FIG. 21 relates to the third embodiment and exemplifies a software block configuration of applying the sound source orientation detection block to a sound recording apparatus or a speech collection system. A sound source orientation detection block 2101 detects the sound source orientation as shown in FIG. 18. A block of sound-source-oriented microphone array identification 2102 finds a microphone array toward which the sound source is oriented. A recording apparatus (not shown) records the speech collected by the identified microphone array in a block of recording a signal of the identified microphone 2103. Such configuration enables recording using the microphone array toward which the utterer faces. The speech can be recorded more clearly.

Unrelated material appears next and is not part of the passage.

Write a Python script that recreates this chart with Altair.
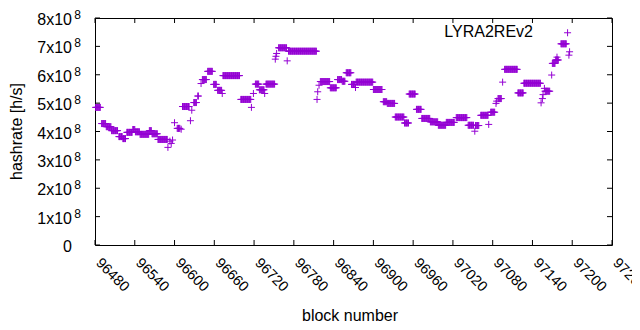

The present invention is useful as a sound monitoring technology or a speech collection technology for acoustically detecting an abnormal apparatus operation in an environment such as a factory where multiple apparatuses operate.

Claims

1. A sound monitoring system comprising:

a microphone array having a plurality of microphones;

a processing section;

a storage section; and

an A/D converter connected to the microphone;

wherein the storage section stores data concerning the microphone;

wherein the processing section searches for the microphone array near a sound source to be monitored based on data concerning the microphone and selects a sound field monitoring function for the sound source to be monitored based on data concerning the microphone in the searched microphone array;

wherein the data concerning the microphone includes A/D synchronization data on the A/D converter connected to the microphone;

wherein the processing section selects the sound field monitoring function based on the A/D synchronization data;

wherein the data concerning the microphone is stored in the storage section and includes directivity data on the microphone;

wherein the processing section selects the sound field monitoring function based on the directivity data when the A/D synchronization data for the searched microphone array indicates synchronization;

wherein the data concerning the microphone includes interval distance for the microphone; and

wherein the processing section selects the sound field monitoring function based on the interval distance when the directivity data for the searched microphone array is identified to be omnidirectional.

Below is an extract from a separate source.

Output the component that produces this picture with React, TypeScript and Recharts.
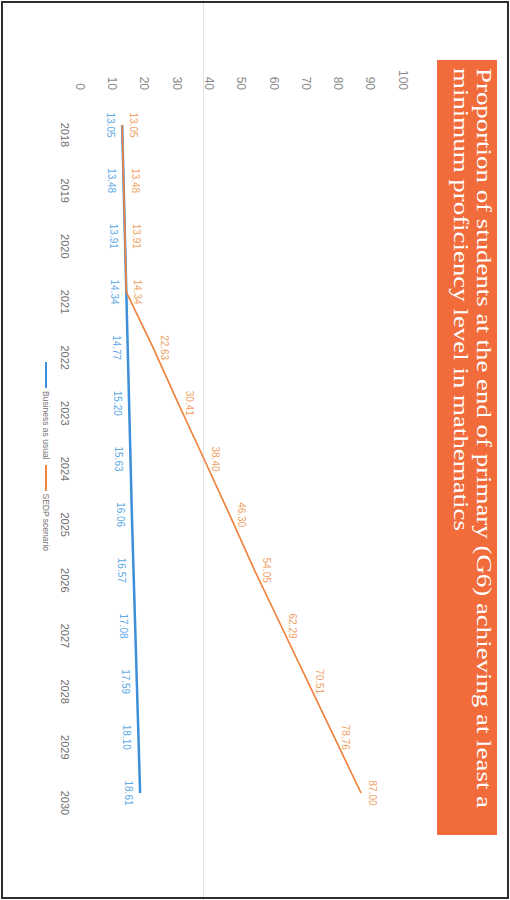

2. The sound monitoring system according to claim 1,

wherein the data concerning the microphone includes layout data on the microphone array; and

wherein the processing section searches for the microphone array based on the layout data.

3. The sound monitoring system according to claim 1,

wherein the processing section selects the sound field monitoring function having a direction estimation function based on a phase difference when the interval distance for the searched microphone array is smaller than or equal to a specified value.

4. The sound monitoring system according to claim 1,

wherein the processing section selects the sound field monitoring function based on a sound volume ratio between the microphones when the interval distance for the searched microphone array is not smaller than or equal to a specified value.